HANFORD -- Rosaura Mendoza tries to feed and clothe two young daughters on a $13-an-hour wage at the Marquez
Brothers-El Mexicano cheese factory here, hoping for a slice of the American Dream.
A year ago, Mendoza and a few of her friends stood up to their bosses.
"I could find another job," said Mendoza, who started working at the plant 13 years ago when she was 20. "Others maybe can't. I feel like I need to help them."
In a matter of weeks, Mendoza helped gather signatures of 168 workers wanting to join the Teamsters, a strong showing in a factory that employs about 200. But while the workers certified the Teamsters as their union in July, contracts talks have stalled. Nine months later, the fight is getting nastier.
Workers allege intimidation by bosses, and Assembly Democrats, doing labor's bidding, have threatened the company.

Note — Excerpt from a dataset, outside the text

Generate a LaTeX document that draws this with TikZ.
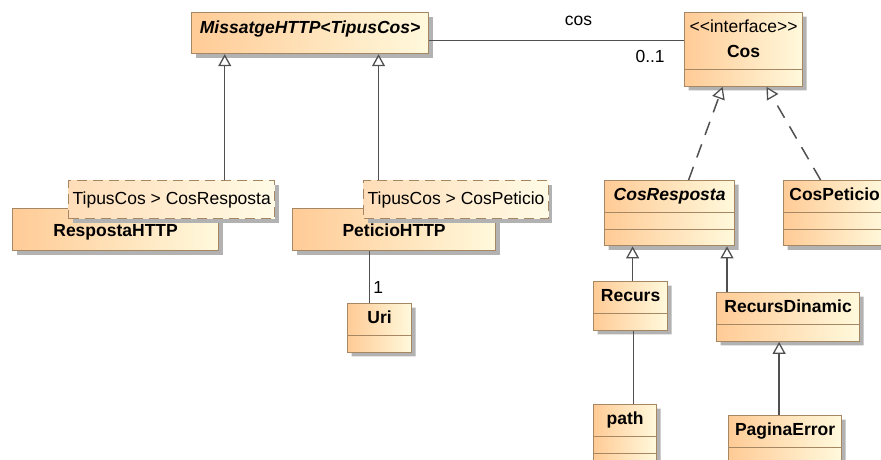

Teamster attorney John Provost has tried to force a resolution by requesting a last and best offer from Marquez Brothers. He complained to the National Labor Relations Board that Marquez is bargaining in bad faith and has recriminated against workers. Robert Millman, the Marquez lawyer, shrugged off the accusations and said first contracts often take months to negotiate.
After negotiations broke down last week, Mendoza and a few other workers sat at a restaurant a few blocks from the Marquez Brothers' red-and-white-tiled factory facade. They all want better pay and benefits. But more important, they said, the company treats workers badly, ironic given the Marquez family's immigrant roots and the people who buy their cheese.
"His empire is built on the backs of his own folks," said Isaac Salgado, who manages waste water from cheese production, referring to chief executive Gustavo Marquez.
The Teamsters are well aware of all that. The union also knows that Latinos are key to its future. The union plans to organize more Central Valley food processors, which makes winning a contract at Marquez more important.
"This campaign is about empowering Latinos," said Doug Block, a Teamster leader.
Gustavo Marquez didn't talk to me, at Millman's advice and that of his public relations consultant. But by all indications, he is a study in free enterprise. He emigrated from Mexico in 1973 when he was about 16 and found work washing dishes.
He and his wife bought an industrial food tub in 1981, started making cheese in their San Jose garage and supplied grocery stores that catered to Mexican immigrants.
Marquez Brothers has come a long way. It doesn't disclose its revenue, but it's the nation's largest producer of Mexican cheese. It also produces whey, chorizo, jalapeños, salsa, bottled water and sweets. A subsidiary promotes wrestling, boxing and concerts catering to Mexican immigrants.
Marquez understands that the Central Valley job market is tough and is especially harsh for people who don't speak English.
Just as the Teamsters introduced me to union backers, company executives asked union skeptics to talk at a restaurant across from the factory. Shortly after going to work at the factory 15 years ago, Deliliah Cancio's husband died. She was touched that one of the Marquez brothers, Juan, attended the funeral. Her boss gave her two weeks off when her mother died, though the policy is for a three-day bereavement.
"I have babies to feed. Nobody is going to do that for me," said Cancio, a mother of eight.
Public employee unions cement their positions with campaign donations and get-out-the-vote drives that prop up politicians who ratify their pay packages.
For unions that organize private employers, winning contracts is a slog, one complicated by a U.S. Court of Appeals decision in January that calls into question the authority of the National Labor Relations Board to enforce its orders.
"Many employers are taking the position that they're not going to cooperate with the NLRB," said William B. Gould IV, a Stanford Law School professor and former NLRB chairman. "Since any NLRB order can be appealed to that court, all parties know that its orders don't have the force of law at present."
In California's Capitol, the situation is different. The Teamsters showed their clout at a March 6 Assembly Labor and Employment Committee hearing focusing on intimidation of workers, particularly immigrants.
Marquez Brothers sent executives to the hearing, keeping tabs on Marquez employees who testified. I don't doubt that bad bosses retaliate. But as is often the case in the Assembly these days, the hearing was a show, and Assemblyman Roger Hernandez, a San Gabriel Valley Democrat who presides over the committee, was the one issuing threats.
"This committee will not tolerate any retaliation," Hernandez declared, warning that he would subpoena Marquez if any of the workers who testified were fired, and eliciting an ovation from the audience. A month after the hearing, Marquez did fire a worker who testified. Hernandez has not said whether he will follow through on his pledge.
The Marquez Brothers fight will get rougher and spread as workers like Mendoza seek better wages and benefits from bosses like Marquez.
Labor Democrats like Hernandez will bloviate. Perhaps they should look for ways to help factories, particularly ones that provide jobs in regions where unemployment is disgracefully high.